5 Concluding remarks

In this paper, I examined recent trends in the MWG across the female wage distribution and explored plausible drivers of the heterogeneous evolution of the MWG. I found that the large decrease in the MWG observed on average is a high-quantile phenomenon; the MWG has been reversed among high-wage earners (motherhood premium); and heterogeneous changes in first-birth timing, work hours, and marriage are major drivers of the heterogeneously changing MWG. The MWG has dramatically declined over the past several decades, and there is almost no unexplained wage gap between mothers and nonmothers, on average. However, the large convergence of the MWG, which is mainly driven by high-wage mothers, implies that wage inequality among mothers has increased, even though the average wage gap between mothers and nonmothers has decreased.

This paper highlights several social and academic issues hidden behind this large convergence of the MWG. First, the motherhood premium among high-wage earners implies that their birth trend has changed. Generally, low-skilled women tend to have low opportunity costs of childbirth and large family sizes (e.g., Heckman & Walker, 1990), and mothers have been thought to be negatively selected in terms of wages. However, the trend changes at the high end of the female wage distribution, leading to positive selection into motherhood. The traditional economics mechanism presenting a negative relationship between women’s wages and fertility needs to be more sophisticated because it is no longer true for high-wage women.

Second, high-wage mothers have been breaking the “overwork” barrier by delaying their first births. In the paper titled “A Grand Gender Convergence: Its Last Chapter”, Goldin (2014) noted that the gender wage gap due to differences in human capital has almost disappeared, and the last chapter of the gender wage gap is women’s high demand for time flexibility due to childrearing and wage compensation for long work hours in the labor market. However, Goldin’s last chapter may be complete for high-wage women. High-wage women increasingly delay their first-birth timing, and late-birth mothers have broken their “overwork” barrier. Time restriction due to children is no longer an obvious cause of the gender wage gap for women who earn very high wages, even though it has been until the 1990s.
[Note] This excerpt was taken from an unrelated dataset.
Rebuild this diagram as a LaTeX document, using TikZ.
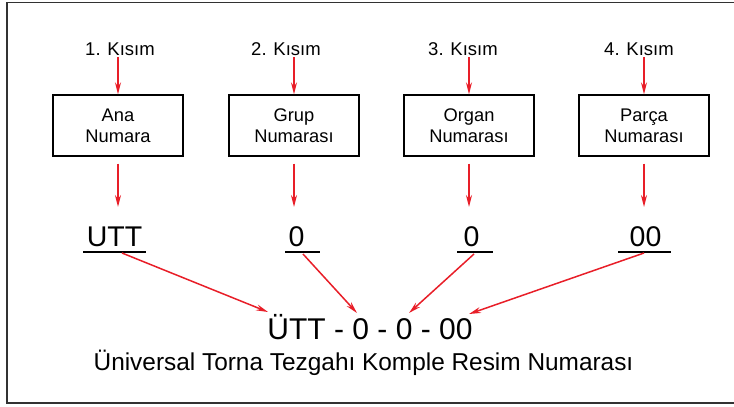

This paper stimulates several follow-up studies. First, in addition to women’s first-birth timing, marriage, and work hours, there may be other mechanisms that can explain the heterogeneous MWG trends across the wage distribution. Second, there are some empirical research topics that can be examined with the proposed mechanisms in this paper. This paper broadly explores the plausible sources of heterogeneous MWG and its trend, but it is limited in that it does not investigate how important each force is or the causal effects of these forces. Last, heterogeneous MWG depending on women’s wages can be considered in research on women’s fertility decisions. Childless women would have different expectations for their future wages after giving birth depending on their labor market outcomes, and these heterogeneous expectations could affect their fertility decisions.